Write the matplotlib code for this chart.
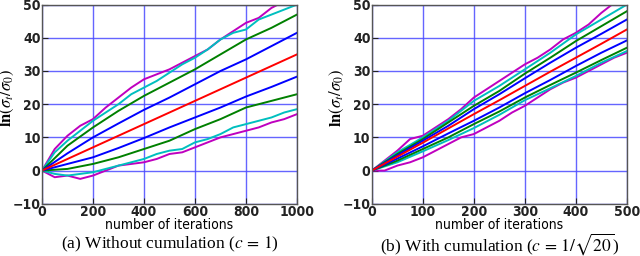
import matplotlib
matplotlib.use("Agg")
import matplotlib.pyplot as plt

plt.rcParams['mathtext.fontset'] = 'stix'

# ---------------- Panel (a): without cumulation ----------------
a_t50 = [0, 50, 100, 150, 200, 250, 300, 350, 400, 450, 500, 550, 600, 650, 700,
         750, 800, 850, 900, 950, 1000]
a_mag_up = [0, 6.5, 10.5, 13.5, 15.5, 19, 22, 25, 27.5, 29, 30.5, 32.5, 34.5, 36.5,
            39.5, 42, 44.5, 46, 49, 51, 53]
a_cyan_up = [0, 5.5, 9, 12, 15, 17.5, 20, 23, 25, 27, 29.5, 32, 34, 36.5, 39.5,
             41.5, 42.5, 45.5, 47, 48.5, 50]
a_cyan_lo = [0, -1, -1.5, -1, -0.5, 0.5, 1.5, 2.5, 3.5, 5, 6, 6.5, 8.5, 9.5, 11,
             13, 14, 15, 16, 17.5, 18.5]
a_mag_lo = [0, -2, -1.5, -2.5, -1.5, 0, 1.5, 2, 2.5, 3.5, 5, 5.5, 7, 8.5, 10, 11,
            12, 13, 14.5, 15.5, 17]

a_t100 = [0, 100, 200, 300, 400, 500, 600, 700, 800, 900, 1000]
a_green_up = [0, 7.5, 13, 18, 22.5, 26.5, 30.5, 35, 39.5, 43, 47]
a_blue_up = [0, 5.2, 10, 14.2, 18.3, 22, 26, 30, 33.5, 37.5, 41.5]
a_red = [0, 3.5, 7, 10.5, 14, 17.5, 21, 24.5, 28, 31.5, 35]
a_blue_lo = [0, 2, 4, 6.8, 9.8, 13, 16, 19, 22.3, 25.2, 28.3]
a_green_lo = [0, 0.5, 2, 4, 6.5, 9, 12.5, 15.5, 19, 21, 23]

# ---------------- Panel (b): with cumulation ----------------
b_t25 = [0, 25, 50, 75, 100, 125, 150, 175, 200, 225, 250, 275, 300, 325, 350,
         375, 400, 425, 450, 475, 500]
b_mag_up = [0, 3, 6, 9.5, 10.5, 13, 15.5, 18.5, 22, 24.5, 27, 29.5, 32, 34, 36.5,
            39.5, 41.5, 44, 47.5, 50.5, 53]
b_mag_lo = [0, 0, 1.5, 2.5, 4, 6, 8, 10, 11, 13, 15, 17.5, 19.5, 22, 24.5, 26.5,
            28, 30, 32, 34, 35.5]

b_t50 = [0, 50, 100, 150, 200, 250, 300, 350, 400, 450, 500]
b_cyan_up = [0, 5.5, 10, 15, 21, 25.5, 30.5, 35.5, 41, 45.5, 50]
b_green_up = [0, 5, 9.5, 14.5, 19.5, 24, 29.2, 34, 39, 43.5, 48]
b_blue_up = [0, 4.6, 9, 13.5, 18.5, 23, 27.8, 32.5, 37, 41.2, 45.5]
b_red = [0, 4.2, 8.4, 12.7, 17, 21.2, 25.5, 29.8, 34, 38.2, 42.5]
b_blue_lo = [0, 3.6, 7.3, 11.2, 15, 19, 23.3, 27.3, 31.5, 35.5, 39.2]
b_green_lo = [0, 3, 6.5, 10, 14, 17.8, 22, 25.8, 29.5, 33.3, 37]
b_cyan_lo = [0, 2.5, 5.8, 9.2, 12.8, 16.8, 21.2, 24.8, 28.5, 32.5, 36]

y_ticks = [-10, 0, 10, 20, 30, 40, 50]
a_xticks = [0, 200, 400, 600, 800, 1000]
b_xticks = [0, 100, 200, 300, 400, 500]
captions = ["(a) Without cumulation ($c\\,=\\,1$)",
            "(b) With cumulation ($c\\,=\\,1/\\sqrt{20}$)"]

MAG, CYAN, GREEN, BLUE, RED = '#bf00bf', '#00bfbf', '#008000', '#0000ff', '#ff0000'

fig = plt.figure(figsize=(6.4, 2.56), dpi=100)
ax1 = fig.add_axes([0.0656, 0.204, 0.3984, 0.778])
ax2 = fig.add_axes([0.581, 0.204, 0.3984, 0.778])

lw = 1.4
ax1.plot(a_t50, a_mag_up, color=MAG, lw=lw)
ax1.plot(a_t50, a_mag_lo, color=MAG, lw=lw)
ax1.plot(a_t50, a_cyan_up, color=CYAN, lw=lw)
ax1.plot(a_t50, a_cyan_lo, color=CYAN, lw=lw)
ax1.plot(a_t100, a_green_up, color=GREEN, lw=lw)
ax1.plot(a_t100, a_green_lo, color=GREEN, lw=lw)
ax1.plot(a_t100, a_blue_up, color=BLUE, lw=lw)
ax1.plot(a_t100, a_blue_lo, color=BLUE, lw=lw)
ax1.plot(a_t100, a_red, color=RED, lw=lw)

ax2.plot(b_t25, b_mag_up, color=MAG, lw=lw)
ax2.plot(b_t25, b_mag_lo, color=MAG, lw=lw)
ax2.plot(b_t50, b_cyan_up, color=CYAN, lw=lw)
ax2.plot(b_t50, b_cyan_lo, color=CYAN, lw=lw)
ax2.plot(b_t50, b_green_up, color=GREEN, lw=lw)
ax2.plot(b_t50, b_green_lo, color=GREEN, lw=lw)
ax2.plot(b_t50, b_blue_up, color=BLUE, lw=lw)
ax2.plot(b_t50, b_blue_lo, color=BLUE, lw=lw)
ax2.plot(b_t50, b_red, color=RED, lw=lw)

for ax, xt, xmax, cap in [(ax1, a_xticks, 1000, captions[0]),
                          (ax2, b_xticks, 500, captions[1])]:
    ax.set_xlim(0, xmax)
    ax.set_ylim(-10, 50)
    ax.set_xticks(xt)
    ax.set_yticks(y_ticks)
    ax.set_xticklabels([str(v) for v in xt], fontweight='bold', fontsize=10,
                       fontstretch='condensed')
    ax.set_yticklabels([("\u2212" + str(-v)) if v < 0 else str(v) for v in y_ticks],
                       fontweight='bold', fontsize=10, fontstretch='condensed')
    ax.tick_params(direction='in', length=4, width=0.8, pad=1, colors='#222222')
    ax.grid(True, color='#4a4aff', lw=1.0, alpha=0.85)
    ax.set_axisbelow(True)
    for s in ax.spines.values():
        s.set_color('#555555')
        s.set_linewidth(1.0)
    ax.set_xlabel('number of iterations', fontsize=10, labelpad=-1,
                  fontstretch='condensed')
    ax.set_ylabel(r'$\mathbf{ln}(\sigma_t/\sigma_0)$', fontsize=12)
    ax.yaxis.set_label_coords(-0.102, 0.53)
    bb = ax.get_position()
    fig.text((bb.x0 + bb.x1) / 2, 1 - 244 / 256, cap, ha='center', va='center',
             fontsize=12.5, family='Liberation Serif')

fig.savefig('out.png', dpi=100)
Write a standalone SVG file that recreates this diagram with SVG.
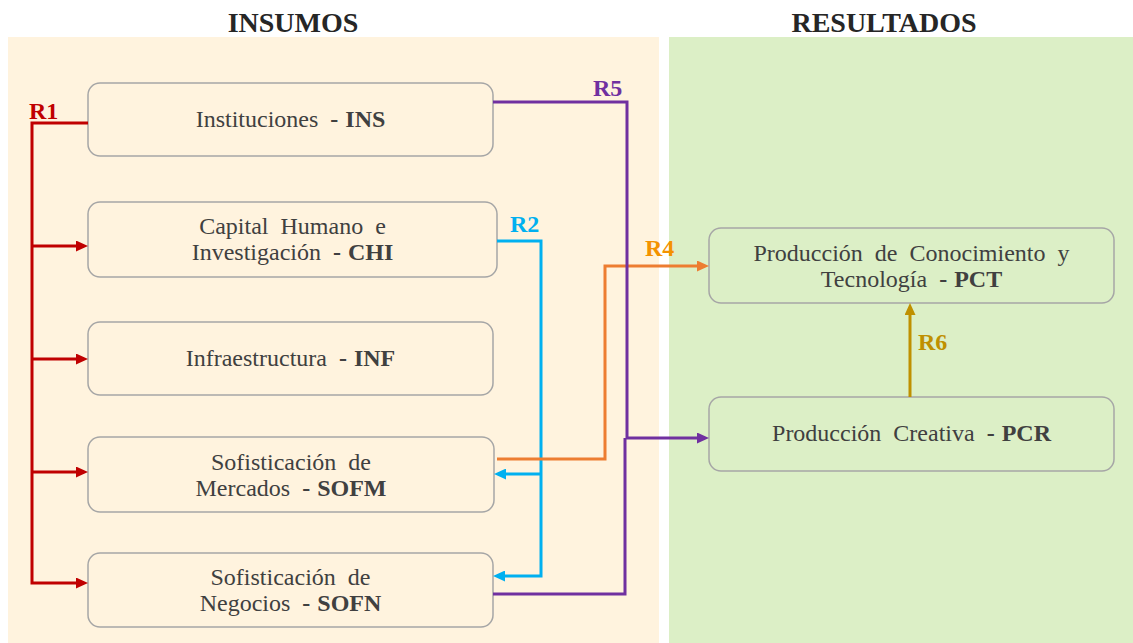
<svg xmlns="http://www.w3.org/2000/svg" width="1133" height="643" viewBox="0 0 1133 643">
  <defs>
    <style>
      .title { font-family: "Liberation Serif", "Times New Roman", serif; font-size: 28px; font-weight: bold; fill: #262626; text-anchor: middle; }
      .box { fill: none; stroke: #A6A6A6; stroke-width: 1.5; }
      .lbl { font-family: "Liberation Serif", "Times New Roman", serif; font-size: 24px; fill: #404040; text-anchor: middle; word-spacing: 6px; }
      .lbl tspan.code { font-weight: bold; word-spacing: 1px; }
      .rel { font-family: "Liberation Serif", "Times New Roman", serif; font-size: 24px; font-weight: bold; }
      .wire { fill: none; stroke-width: 3; stroke-linejoin: miter; }
    </style>
    <marker id="arRed" markerUnits="userSpaceOnUse" markerWidth="12" markerHeight="11" refX="8" refY="5.5" orient="auto">
      <path d="M0,0 L12,5.5 L0,11 z" fill="#C00000"/>
    </marker>
    <marker id="arBlue" markerUnits="userSpaceOnUse" markerWidth="12" markerHeight="11" refX="8" refY="5.5" orient="auto">
      <path d="M0,0 L12,5.5 L0,11 z" fill="#00B0F0"/>
    </marker>
    <marker id="arOrange" markerUnits="userSpaceOnUse" markerWidth="12" markerHeight="11" refX="8" refY="5.5" orient="auto">
      <path d="M0,0 L12,5.5 L0,11 z" fill="#ED7D31"/>
    </marker>
    <marker id="arPurple" markerUnits="userSpaceOnUse" markerWidth="12" markerHeight="11" refX="8" refY="5.5" orient="auto">
      <path d="M0,0 L12,5.5 L0,11 z" fill="#7030A0"/>
    </marker>
    <marker id="arGold" markerUnits="userSpaceOnUse" markerWidth="12" markerHeight="11" refX="8" refY="5.5" orient="auto">
      <path d="M0,0 L12,5.5 L0,11 z" fill="#BF9000"/>
    </marker>
  </defs>

  <rect width="1133" height="643" fill="#FFFFFF"/>

  <!-- column panels -->
  <g id="panels">
    <rect x="8" y="37" width="651" height="606" fill="#FFF3DE"/>
    <rect x="669" y="37" width="464" height="606" fill="#DCEFC6"/>
    <text class="title" x="293" y="32">INSUMOS</text>
    <text class="title" x="884" y="32">RESULTADOS</text>
  </g>

  <!-- input nodes -->
  <g id="ins">
    <rect class="box" x="88" y="83" width="405" height="73" rx="12"/>
    <text class="lbl" x="290.5" y="127">Instituciones <tspan class="code">- INS</tspan></text>
  </g>
  <g id="chi">
    <rect class="box" x="88" y="202" width="409" height="75" rx="12"/>
    <text class="lbl" x="292.5" y="234">Capital Humano e</text>
    <text class="lbl" x="292.5" y="260">Investigación <tspan class="code">- CHI</tspan></text>
  </g>
  <g id="inf">
    <rect class="box" x="88" y="322" width="405" height="73" rx="12"/>
    <text class="lbl" x="290.5" y="366">Infraestructura <tspan class="code">- INF</tspan></text>
  </g>
  <g id="sofm">
    <rect class="box" x="88" y="437" width="406" height="75" rx="12"/>
    <text class="lbl" x="291" y="470">Sofisticación de</text>
    <text class="lbl" x="291" y="496">Mercados <tspan class="code">- SOFM</tspan></text>
  </g>
  <g id="sofn">
    <rect class="box" x="88" y="553" width="405" height="74" rx="12"/>
    <text class="lbl" x="290.5" y="585">Sofisticación de</text>
    <text class="lbl" x="290.5" y="611">Negocios <tspan class="code">- SOFN</tspan></text>
  </g>

  <!-- output nodes -->
  <g id="pct">
    <rect class="box" x="709" y="228" width="405" height="75" rx="12"/>
    <text class="lbl" x="911.5" y="261">Producción de Conocimiento y</text>
    <text class="lbl" x="911.5" y="287">Tecnología <tspan class="code">- PCT</tspan></text>
  </g>
  <g id="pcr">
    <rect class="box" x="709" y="397" width="405" height="74" rx="12"/>
    <text class="lbl" x="911.5" y="441">Producción Creativa <tspan class="code">- PCR</tspan></text>
  </g>

  <!-- relations -->
  <g id="connectors">
    <!-- R1: INS feeds every other input -->
    <g stroke="#C00000">
      <path class="wire" d="M88,123 H32 V583 H84" marker-end="url(#arRed)"/>
      <path class="wire" d="M32,246 H84" marker-end="url(#arRed)"/>
      <path class="wire" d="M32,359 H84" marker-end="url(#arRed)"/>
      <path class="wire" d="M32,472 H84" marker-end="url(#arRed)"/>
    </g>
    <text class="rel" x="29" y="119" fill="#C00000">R1</text>

    <!-- R2: CHI to SOFM and SOFN -->
    <g stroke="#00B0F0">
      <path class="wire" d="M497,241 H541 V576 H497" marker-end="url(#arBlue)"/>
      <path class="wire" d="M541,474 H498" marker-end="url(#arBlue)"/>
    </g>
    <text class="rel" x="510" y="232" fill="#00B0F0">R2</text>

    <!-- R4: SOFM to PCT -->
    <path class="wire" stroke="#ED7D31" d="M497,459 H605 V266 H705" marker-end="url(#arOrange)"/>
    <text class="rel" x="645" y="256" fill="#F39200">R4</text>

    <!-- R5: INS and SOFN to PCR -->
    <g stroke="#7030A0">
      <path class="wire" d="M493,102 H627 V438 H705" marker-end="url(#arPurple)"/>
      <path class="wire" d="M493,594 H625 V438"/>
    </g>
    <text class="rel" x="593" y="96" fill="#7030A0">R5</text>

    <!-- R6: PCR to PCT -->
    <path class="wire" stroke="#BF9000" d="M910,397 V307" marker-end="url(#arGold)"/>
    <text class="rel" x="918" y="350" fill="#BF9000">R6</text>
  </g>
</svg>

◇ ◇ ◇ ◇ ◇ ◇ ◇

Pick out each line containing the string "Write" and copy it.

Write the matplotlib code for this chart.
Write a standalone SVG file that recreates this diagram with SVG.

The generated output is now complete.